So I got the chance to watch and listen to Douglas Rushkoff on Friday morning before my presentation at New Trier High School, and that in itself was worth the trip. It’s really interesting to me how brilliant people put these times in perspective, and his take on what we’re experiencing was both articulate and thought provoking. (You can get the gist of his presentation by watching this video from Poptech last year.) He sees this as a renaissance, a time when there are shifts in the culture and in the tools and technologies that are transforming societies. And he also sees this as a time when traditional stories are being redefined largely because of the interactivity that technology is allowing, whether it’s the remote control with television or the joystick with computer games or just the keyboard and mouse in general. We have an opportunity now to write our own stories (a “Society of Authorship” as he calls it) and this renaissance is the “rebirth of the sensibility that we can participate in the writing of the story.” That’s pretty profound, to me at least.

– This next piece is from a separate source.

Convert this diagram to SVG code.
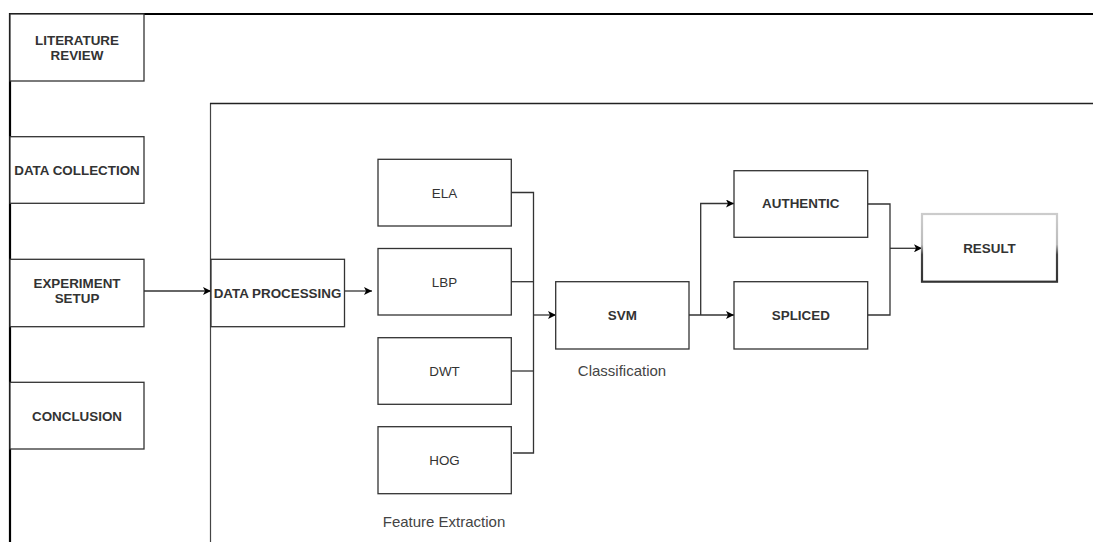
<svg xmlns="http://www.w3.org/2000/svg" width="1093" height="542" viewBox="0 0 1093 542">
<style>
.box{fill:#fff;stroke:#333;stroke-width:1.3}
.lb{font-family:"Liberation Sans",Arial,sans-serif;font-size:13.4px;font-weight:bold;fill:#333;text-anchor:middle}
.lr{font-family:"Liberation Sans",Arial,sans-serif;font-size:13.4px;fill:#333;text-anchor:middle}
.cap{font-family:"Liberation Sans",Arial,sans-serif;font-size:15px;fill:#444;text-anchor:middle}
.con{fill:none;stroke:#333;stroke-width:1.3}
</style>
<defs>
<marker id="ah" viewBox="0 0 10 10" refX="10" refY="5" markerWidth="8" markerHeight="8" markerUnits="userSpaceOnUse" orient="auto">
<path d="M0,0 L10,5 L0,10 L2.5,5 Z" fill="#000"/>
</marker>
<linearGradient id="rg" x1="0" y1="0" x2="0" y2="1">
<stop offset="0" stop-color="#ccc"/>
<stop offset="0.45" stop-color="#bbb"/>
<stop offset="0.6" stop-color="#444"/>
<stop offset="1" stop-color="#333"/>
</linearGradient>
</defs>
<rect width="1093" height="542" fill="#fff"/>
<g id="frames">
<path d="M1093,14 H10 V542" fill="none" stroke="#000" stroke-width="2.2"/>
<path d="M1093,103.5 H210.5 V542" fill="none" stroke="#444" stroke-width="1.2"/>
<line x1="210" y1="103.5" x2="1093" y2="103.5" stroke="#222" stroke-width="1.6"/>
</g>
<g id="connectors">
<line class="con" x1="144" y1="291" x2="211" y2="291" marker-end="url(#ah)"/>
<line class="con" x1="344" y1="291" x2="372" y2="291" marker-end="url(#ah)"/>
<path class="con" d="M511,192.5 H533.5 V453 H513"/>
<line class="con" x1="511" y1="281.7" x2="533.5" y2="281.7"/>
<line class="con" x1="511" y1="371" x2="533.5" y2="371"/>
<line class="con" x1="533.5" y1="315" x2="556" y2="315" marker-end="url(#ah)"/>
<line class="con" x1="689" y1="315" x2="734" y2="315" marker-end="url(#ah)"/>
<path class="con" d="M700.7,315 V203.5 H734" marker-end="url(#ah)"/>
<path class="con" d="M868,204 H890 V315 H868"/>
<line class="con" x1="890" y1="248.3" x2="922" y2="248.3" marker-end="url(#ah)"/>
</g>
<g id="literature-review"><rect class="box" x="10" y="14" width="134" height="67"/><text class="lb" x="77" y="45">LITERATURE</text><text class="lb" x="77" y="60">REVIEW</text></g>
<g id="data-collection"><rect class="box" x="10" y="136.7" width="134" height="66.6"/><text class="lb" x="77" y="174.5">DATA COLLECTION</text></g>
<g id="experiment-setup"><rect class="box" x="10" y="259.3" width="134" height="67.4"/><text class="lb" x="77" y="288">EXPERIMENT</text><text class="lb" x="77" y="303">SETUP</text></g>
<g id="conclusion"><rect class="box" x="10" y="382.3" width="134" height="66.7"/><text class="lb" x="77" y="420.5">CONCLUSION</text></g>
<g id="data-processing"><rect class="box" x="211" y="259.3" width="133.5" height="67.4"/><text class="lb" x="277.5" y="297.5">DATA PROCESSING</text></g>
<g id="ela"><rect class="box" x="378" y="159.3" width="133.3" height="66.7"/><text class="lr" x="444.5" y="197.5">ELA</text></g>
<g id="lbp"><rect class="box" x="378" y="248.5" width="133.3" height="66.5"/><text class="lr" x="444.5" y="286.5">LBP</text></g>
<g id="dwt"><rect class="box" x="378" y="337.7" width="133.3" height="66.6"/><text class="lr" x="444.5" y="375.5">DWT</text></g>
<g id="hog"><rect class="box" x="378" y="426.7" width="133.3" height="67"/><text class="lr" x="444.5" y="465">HOG</text></g>
<text class="cap" x="444" y="527">Feature Extraction</text>
<g id="svm"><rect class="box" x="555.7" y="281.7" width="133.3" height="67.3"/><text class="lb" x="622.3" y="320">SVM</text></g>
<text class="cap" x="622" y="376">Classification</text>
<g id="authentic"><rect class="box" x="734" y="170.7" width="133.7" height="66.6"/><text class="lb" x="800.8" y="208">AUTHENTIC</text></g>
<g id="spliced"><rect class="box" x="734" y="281.7" width="133.7" height="67.3"/><text class="lb" x="800.8" y="320">SPLICED</text></g>
<g id="result"><rect x="922" y="214" width="135" height="67.7" fill="#fff" stroke="url(#rg)" stroke-width="2.2"/><text class="lb" x="989.5" y="253">RESULT</text></g>
</svg>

And that’s what kids are doing these days, taking apart and rewriting the stories of their lives. They’re blogging and making videos, and that’s all good, but the problem is that “while kids know how to use this stuff, they’re not literate in it yet.” Literacy today is being able to read, disassemble, and write. It’s going from passive consumer to active interpreter to creator.
I’ve written before that I think blogs are in their adolescence, and Rushkoff used the term “terrible twos of self-expression online.” I love the way he put this, and I probably won’t do it justice, but he likened it to early child development where very young kids play alone and then play alongside others before reaching the stage where they are able to play interactively. We’re in that parallel blogging alongside one another phase, he said, still waiting to get to the point where we really start collaborating. And that seems to fit. I don’t think we’re near to finding the potential of the blog or of the concept of blogging.
Rushkoff writes a lot about the influence that media and corporations have on our kids, and how our new role is to teach kids to get outside of the story and ask what is the storyteller saying or doing and how can they do that themselves. And it’s that how can they do this themselves part that really interests me. He says that they should be the creators of the new stories, that “growing up means accepting responsibility for writing their own and our stories.” That we need to “help them accept the challenge of being the next most advanced civilization.” Some pretty heady stuff, and a very tough act to follow. But I think that we actually complemented each other pretty well with the philosophy in the morning and more that hands on, day to day effects coming from me in the afternoon. At least that’s what I hope happened. But it was so very interesting to hear the context he brings to this discussion, and regardless of what happened with the audience, I’ve definitely been pushed in my thinking some more.